Gather up every line that includes the string "chart".

═════ Data segment

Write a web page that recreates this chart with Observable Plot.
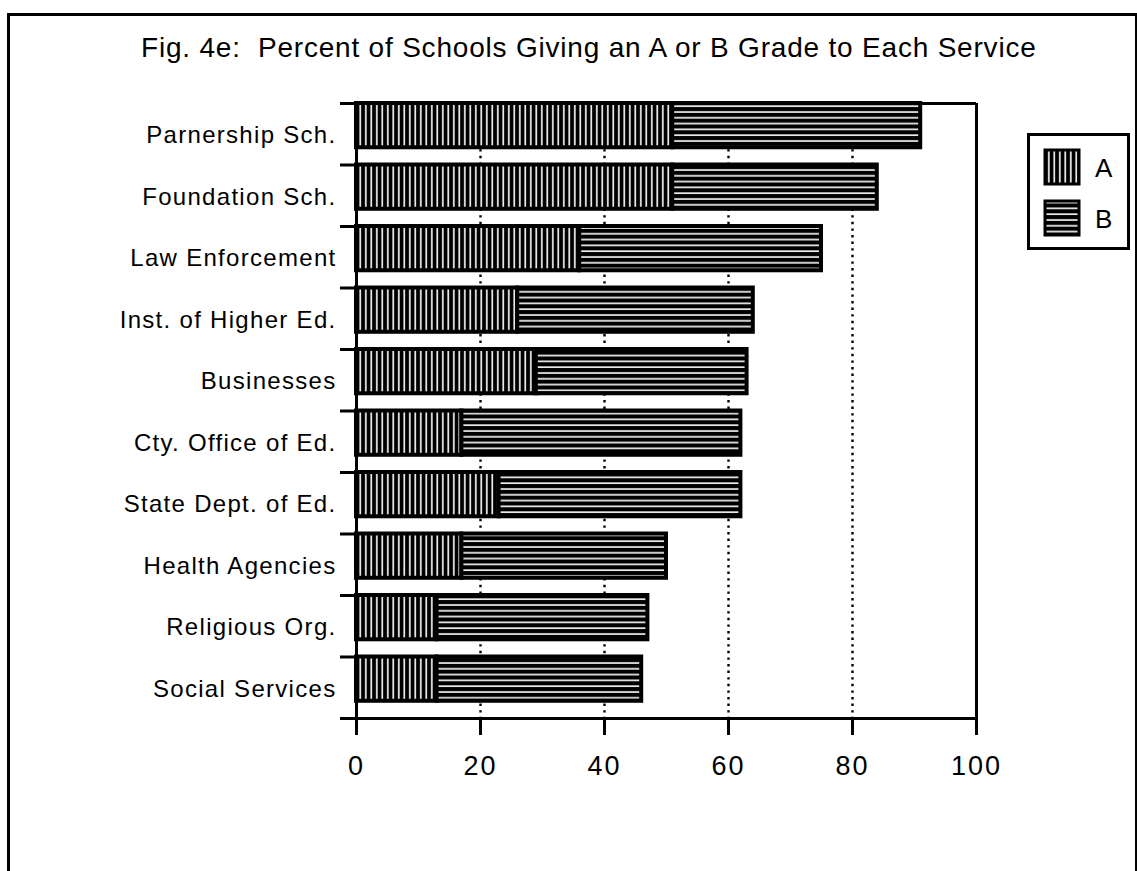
<!DOCTYPE html>
<html>
<head>
<meta charset="utf-8">
<script src="https://cdn.jsdelivr.net/npm/d3@7"></script>
<script src="https://cdn.jsdelivr.net/npm/@observablehq/plot@0.6"></script>
<style>
  html, body { margin: 0; padding: 0; background: #fff; }
  #page { position: relative; width: 1137px; height: 871px; overflow: hidden; font-family: "Liberation Sans", Arial, sans-serif; color: #000; }
  #frame { position: absolute; left: 7px; top: 13px; width: 1125px; height: 900px; border: 3px solid #000; }
  #title { position: absolute; left: 141px; top: 32px; font-size: 28px; letter-spacing: 0.8px; white-space: pre; }
  #chart { position: absolute; left: 0; top: 80px; }
  #legend { position: absolute; left: 1024px; top: 130px; }
  #chart svg { font-family: "Liberation Sans", Arial, sans-serif; overflow: visible; }
  g[aria-label="x-axis tick label"] text { letter-spacing: 2px; }
  g[aria-label="text"] text { letter-spacing: 1.3px; }
</style>
</head>
<body>
<div id="page">
  <div id="frame"></div>
  <div id="title">Fig. 4e:  Percent of Schools Giving an A or B Grade to Each Service</div>
  <div id="chart"></div>
  <div id="legend"></div>
</div>
<svg width="0" height="0" style="position:absolute">
  <defs>
    <!-- grade A: black ground with thin white vertical hatching -->
    <pattern id="hatchA" patternUnits="userSpaceOnUse" width="5.5" height="10">
      <rect width="5.5" height="10" fill="#000"></rect>
      <rect x="2" width="1.6" height="10" fill="#fff"></rect>
    </pattern>
    <!-- grade B: black ground with thin white horizontal hatching -->
    <pattern id="hatchB" patternUnits="userSpaceOnUse" width="10" height="5.8">
      <rect width="10" height="5.8" fill="#000"></rect>
      <rect y="2.2" width="10" height="1.6" fill="#fff"></rect>
    </pattern>
  </defs>
</svg>
<script>
// Services rated by schools, top to bottom
const services = [
  "Parnership Sch.", "Foundation Sch.", "Law Enforcement", "Inst. of Higher Ed.",
  "Businesses", "Cty. Office of Ed.", "State Dept. of Ed.", "Health Agencies",
  "Religious Org.", "Social Services"
];
// Percent of schools giving each grade
const gradeA = [51, 51, 36, 26, 29, 17, 23, 17, 13, 13];
const gradeB = [40, 33, 39, 38, 34, 45, 39, 33, 34, 33];
const grades = ["A", "B"];
const xTicks = [0, 20, 40, 60, 80, 100];
const gridTicks = [20, 40, 60, 80];

const rows = services.map((service, i) => ({service, i, a: gradeA[i], b: gradeB[i]}));
const barSpan = 0.72; // share of each row taken by its bar
const ink = {stroke: "#000", strokeWidth: 3};

const chart = Plot.plot({
  width: 1137,
  height: 791,
  marginTop: 23,
  marginBottom: 153,
  marginLeft: 356,
  marginRight: 161,
  x: {domain: [0, 100]},
  y: {domain: [0, services.length], reverse: true},
  marks: [
    Plot.ruleX(gridTicks, {stroke: "#000", strokeWidth: 2.4, strokeDasharray: "2.4 4.2"}),
    Plot.rect(rows, {x1: 0, x2: "a", y1: "i", y2: d => d.i + barSpan,
      fill: "url(#hatchA)", stroke: "#000", strokeWidth: 4}),
    Plot.rect(rows, {x1: "a", x2: d => d.a + d.b, y1: "i", y2: d => d.i + barSpan,
      fill: "url(#hatchB)", stroke: "#000", strokeWidth: 4}),
    // frame: top edge, right edge, y axis line, x axis line
    Plot.ruleY([0], {x1: 0, x2: 100, ...ink}),
    Plot.ruleX([100], {y1: 0, y2: services.length, ...ink}),
    Plot.ruleX([0], {y1: 0, y2: services.length, ...ink}),
    Plot.ruleY([services.length], {x1: 0, x2: 100, ...ink}),
    // row boundary ticks on the y axis
    Plot.axisY({ticks: d3.range(services.length + 1), tickSize: 16, tickFormat: () => "", strokeWidth: 3, label: null}),
    Plot.axisX({ticks: xTicks, tickSize: 17, tickPadding: 20, fontSize: 27, strokeWidth: 3, tickFormat: d => String(d), label: null}),
    Plot.text(rows, {x: 0, y: d => d.i + 0.52, text: "service", textAnchor: "end", dx: -20, fontSize: 24, fill: "#000"})
  ]
});
document.getElementById("chart").appendChild(chart);

// Legend: hatched swatch and grade letter
const legend = d3.select("#legend").append("svg").attr("width", 110).attr("height", 125);
legend.append("rect").attr("x", 4.5).attr("y", 4.5).attr("width", 100).attr("height", 114)
  .attr("fill", "#fff").attr("stroke", "#000").attr("stroke-width", 3);
grades.forEach((g, k) => {
  const y0 = 20 + k * 51;
  legend.append("rect").attr("x", 21).attr("y", y0).attr("width", 34).attr("height", 34)
    .attr("fill", k === 0 ? "url(#hatchA)" : "url(#hatchB)").attr("stroke", "#000").attr("stroke-width", 3);
  legend.append("text").attr("x", 71).attr("y", y0 + 27).attr("font-size", 26)
    .attr("font-family", "Liberation Sans, Arial, sans-serif").text(g);
});
</script>
</body>
</html>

══════════

Exercise result |
Write a web page that recreates this chart with Observable Plot.
  #chart { position: absolute; left: 0; top: 80px; }
  #chart svg { font-family: "Liberation Sans", Arial, sans-serif; overflow: visible; }
  <div id="chart"></div>
const chart = Plot.plot({
document.getElementById("chart").appendChild(chart);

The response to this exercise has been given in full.